Plotting code records
>> BEGIN

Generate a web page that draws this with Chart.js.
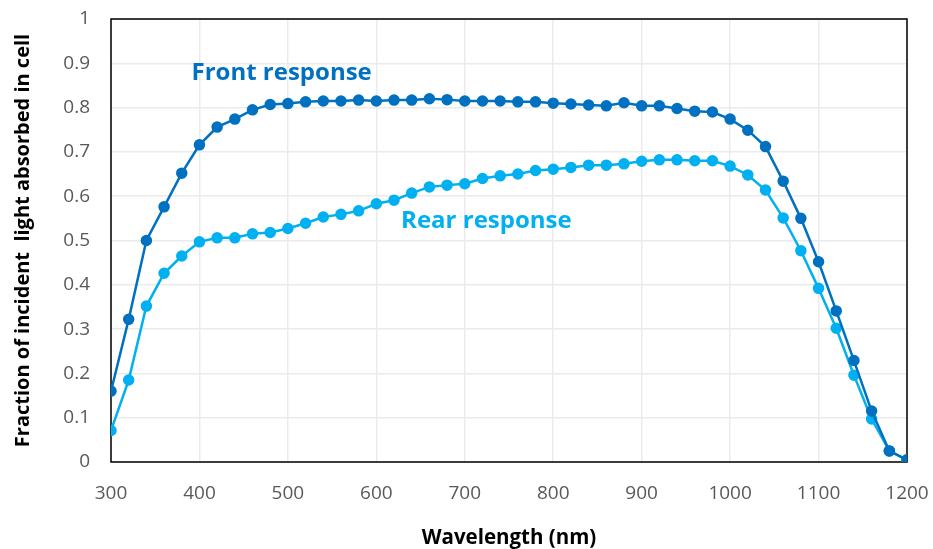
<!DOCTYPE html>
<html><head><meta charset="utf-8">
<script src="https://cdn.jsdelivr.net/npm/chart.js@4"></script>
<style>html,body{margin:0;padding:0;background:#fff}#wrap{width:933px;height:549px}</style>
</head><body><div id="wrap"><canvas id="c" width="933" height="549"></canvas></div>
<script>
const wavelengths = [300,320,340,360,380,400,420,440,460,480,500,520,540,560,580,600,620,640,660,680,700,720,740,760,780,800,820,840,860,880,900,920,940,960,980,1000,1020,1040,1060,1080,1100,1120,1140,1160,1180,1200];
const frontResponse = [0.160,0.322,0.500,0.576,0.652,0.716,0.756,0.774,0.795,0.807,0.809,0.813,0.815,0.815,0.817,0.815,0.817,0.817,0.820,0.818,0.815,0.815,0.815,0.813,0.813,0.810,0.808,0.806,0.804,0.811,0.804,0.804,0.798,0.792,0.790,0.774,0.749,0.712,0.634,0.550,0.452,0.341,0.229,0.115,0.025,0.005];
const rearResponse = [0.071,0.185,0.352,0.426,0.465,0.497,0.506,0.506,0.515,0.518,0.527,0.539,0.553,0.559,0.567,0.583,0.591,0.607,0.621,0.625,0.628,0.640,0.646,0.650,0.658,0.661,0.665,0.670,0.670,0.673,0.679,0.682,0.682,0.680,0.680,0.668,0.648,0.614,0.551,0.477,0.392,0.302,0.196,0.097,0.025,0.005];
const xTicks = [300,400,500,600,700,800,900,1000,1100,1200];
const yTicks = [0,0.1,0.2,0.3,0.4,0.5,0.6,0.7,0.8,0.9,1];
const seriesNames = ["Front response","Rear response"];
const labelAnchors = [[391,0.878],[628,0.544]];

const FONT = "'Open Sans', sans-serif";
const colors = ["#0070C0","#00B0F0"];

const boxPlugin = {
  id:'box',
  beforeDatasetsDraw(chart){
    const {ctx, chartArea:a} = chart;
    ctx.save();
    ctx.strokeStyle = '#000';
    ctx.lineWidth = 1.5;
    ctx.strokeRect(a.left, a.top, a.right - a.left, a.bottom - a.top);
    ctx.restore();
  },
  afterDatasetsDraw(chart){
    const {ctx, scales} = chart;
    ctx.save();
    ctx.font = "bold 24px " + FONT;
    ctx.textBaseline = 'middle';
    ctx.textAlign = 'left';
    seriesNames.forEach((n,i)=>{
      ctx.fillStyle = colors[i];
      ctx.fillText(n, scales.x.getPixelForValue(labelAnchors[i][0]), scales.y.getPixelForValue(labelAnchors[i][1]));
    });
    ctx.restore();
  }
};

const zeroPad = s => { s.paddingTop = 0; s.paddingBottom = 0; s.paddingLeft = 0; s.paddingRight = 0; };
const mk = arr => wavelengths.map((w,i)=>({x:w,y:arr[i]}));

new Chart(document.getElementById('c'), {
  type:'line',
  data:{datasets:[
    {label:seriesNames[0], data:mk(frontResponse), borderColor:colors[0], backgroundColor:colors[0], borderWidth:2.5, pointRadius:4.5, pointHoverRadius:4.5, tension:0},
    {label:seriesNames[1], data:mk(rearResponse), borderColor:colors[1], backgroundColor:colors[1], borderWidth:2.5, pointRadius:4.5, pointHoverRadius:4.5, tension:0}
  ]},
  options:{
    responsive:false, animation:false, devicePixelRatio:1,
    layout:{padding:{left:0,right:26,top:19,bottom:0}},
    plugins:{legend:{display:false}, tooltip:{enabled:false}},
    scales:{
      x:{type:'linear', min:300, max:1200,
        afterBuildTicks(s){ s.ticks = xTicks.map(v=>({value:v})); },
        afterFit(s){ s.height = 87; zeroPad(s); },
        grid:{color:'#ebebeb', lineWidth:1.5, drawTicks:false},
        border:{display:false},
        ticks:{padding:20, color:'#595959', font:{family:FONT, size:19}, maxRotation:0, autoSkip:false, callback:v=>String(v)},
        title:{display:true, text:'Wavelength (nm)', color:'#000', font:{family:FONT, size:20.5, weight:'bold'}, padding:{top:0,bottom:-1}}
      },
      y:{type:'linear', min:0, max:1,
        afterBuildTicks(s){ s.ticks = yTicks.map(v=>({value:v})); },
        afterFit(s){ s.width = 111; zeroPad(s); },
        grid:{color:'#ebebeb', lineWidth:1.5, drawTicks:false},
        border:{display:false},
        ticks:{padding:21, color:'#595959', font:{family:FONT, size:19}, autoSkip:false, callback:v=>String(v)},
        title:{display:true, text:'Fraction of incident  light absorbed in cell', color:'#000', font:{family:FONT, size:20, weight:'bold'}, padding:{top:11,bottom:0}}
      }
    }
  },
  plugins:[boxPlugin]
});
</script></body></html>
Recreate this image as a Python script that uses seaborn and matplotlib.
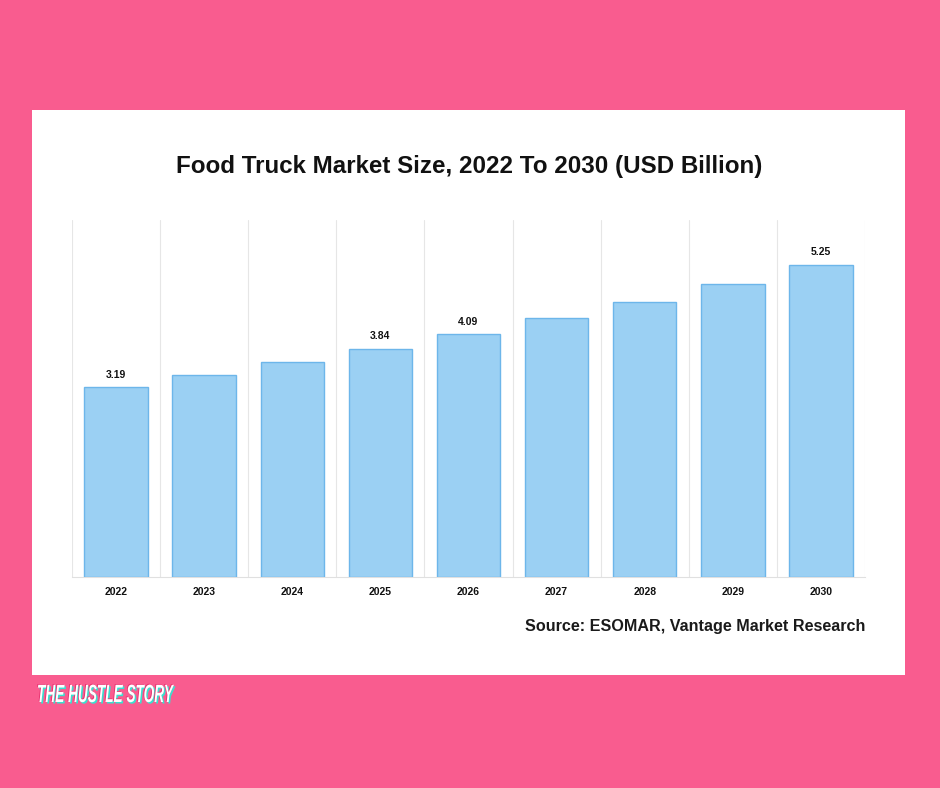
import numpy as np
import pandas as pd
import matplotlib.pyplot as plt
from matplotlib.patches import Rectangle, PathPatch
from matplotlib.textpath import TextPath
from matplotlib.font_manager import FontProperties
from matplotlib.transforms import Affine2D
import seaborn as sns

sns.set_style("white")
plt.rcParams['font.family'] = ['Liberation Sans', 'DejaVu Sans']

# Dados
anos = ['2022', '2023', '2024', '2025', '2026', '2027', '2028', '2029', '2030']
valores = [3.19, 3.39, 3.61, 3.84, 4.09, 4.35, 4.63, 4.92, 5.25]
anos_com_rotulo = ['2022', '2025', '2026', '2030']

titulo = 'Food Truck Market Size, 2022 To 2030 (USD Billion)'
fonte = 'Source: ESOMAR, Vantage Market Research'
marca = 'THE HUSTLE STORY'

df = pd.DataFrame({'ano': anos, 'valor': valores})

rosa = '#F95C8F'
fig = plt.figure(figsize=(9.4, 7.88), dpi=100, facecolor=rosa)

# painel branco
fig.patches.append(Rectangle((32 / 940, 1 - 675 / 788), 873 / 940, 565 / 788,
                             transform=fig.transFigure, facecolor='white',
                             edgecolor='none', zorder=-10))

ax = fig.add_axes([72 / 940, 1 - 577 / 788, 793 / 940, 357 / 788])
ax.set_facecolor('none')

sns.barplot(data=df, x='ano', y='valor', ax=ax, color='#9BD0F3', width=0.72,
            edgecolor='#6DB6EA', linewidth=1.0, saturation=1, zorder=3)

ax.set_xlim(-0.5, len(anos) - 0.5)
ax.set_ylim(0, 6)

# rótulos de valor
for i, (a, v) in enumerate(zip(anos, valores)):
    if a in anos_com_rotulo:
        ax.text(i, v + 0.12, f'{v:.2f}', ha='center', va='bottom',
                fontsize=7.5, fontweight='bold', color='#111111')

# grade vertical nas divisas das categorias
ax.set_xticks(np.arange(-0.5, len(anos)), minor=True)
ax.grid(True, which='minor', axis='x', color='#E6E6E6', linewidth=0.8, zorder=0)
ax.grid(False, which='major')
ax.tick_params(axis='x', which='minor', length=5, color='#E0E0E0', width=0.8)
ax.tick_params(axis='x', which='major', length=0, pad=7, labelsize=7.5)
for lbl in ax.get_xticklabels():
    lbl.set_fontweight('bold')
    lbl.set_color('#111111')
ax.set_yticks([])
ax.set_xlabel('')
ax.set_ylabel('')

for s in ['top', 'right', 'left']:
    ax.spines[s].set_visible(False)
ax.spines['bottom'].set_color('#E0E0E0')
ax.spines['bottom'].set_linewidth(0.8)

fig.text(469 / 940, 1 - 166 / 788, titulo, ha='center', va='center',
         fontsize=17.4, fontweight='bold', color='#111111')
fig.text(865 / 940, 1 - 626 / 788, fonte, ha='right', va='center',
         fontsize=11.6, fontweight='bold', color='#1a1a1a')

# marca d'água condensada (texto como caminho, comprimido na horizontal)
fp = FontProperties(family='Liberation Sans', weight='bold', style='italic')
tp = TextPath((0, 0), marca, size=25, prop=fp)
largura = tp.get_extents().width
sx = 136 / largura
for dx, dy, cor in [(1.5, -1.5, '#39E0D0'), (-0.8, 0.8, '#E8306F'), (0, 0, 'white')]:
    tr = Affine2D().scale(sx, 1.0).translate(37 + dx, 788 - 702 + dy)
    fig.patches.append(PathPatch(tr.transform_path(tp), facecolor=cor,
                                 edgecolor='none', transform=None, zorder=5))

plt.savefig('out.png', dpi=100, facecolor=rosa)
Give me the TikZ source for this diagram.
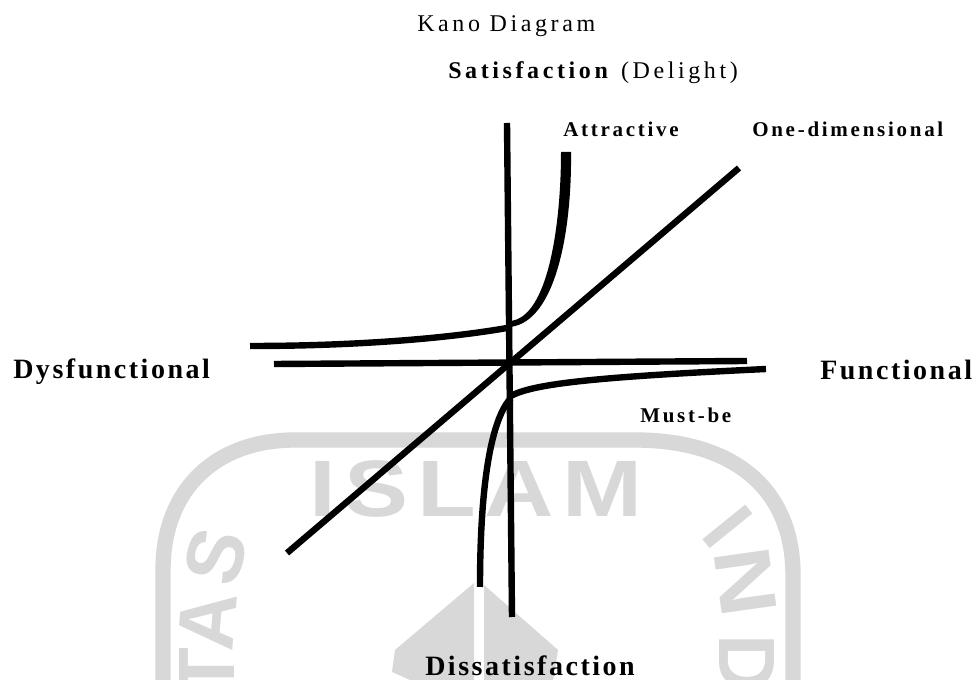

>> END

Instructions to follow: Copy the lines above exactly, starting with the line that contains "Recreate this image" and ending with the line that contains "plt.rcParams['font.family'] = ['Liberation", and leave out any pictures.

Completed task:
Recreate this image as a Python script that uses seaborn and matplotlib.
import numpy as np
import pandas as pd
import matplotlib.pyplot as plt
from matplotlib.patches import Rectangle, PathPatch
from matplotlib.textpath import TextPath
from matplotlib.font_manager import FontProperties
from matplotlib.transforms import Affine2D
import seaborn as sns

sns.set_style("white")
plt.rcParams['font.family'] = ['Liberation Sans', 'DejaVu Sans']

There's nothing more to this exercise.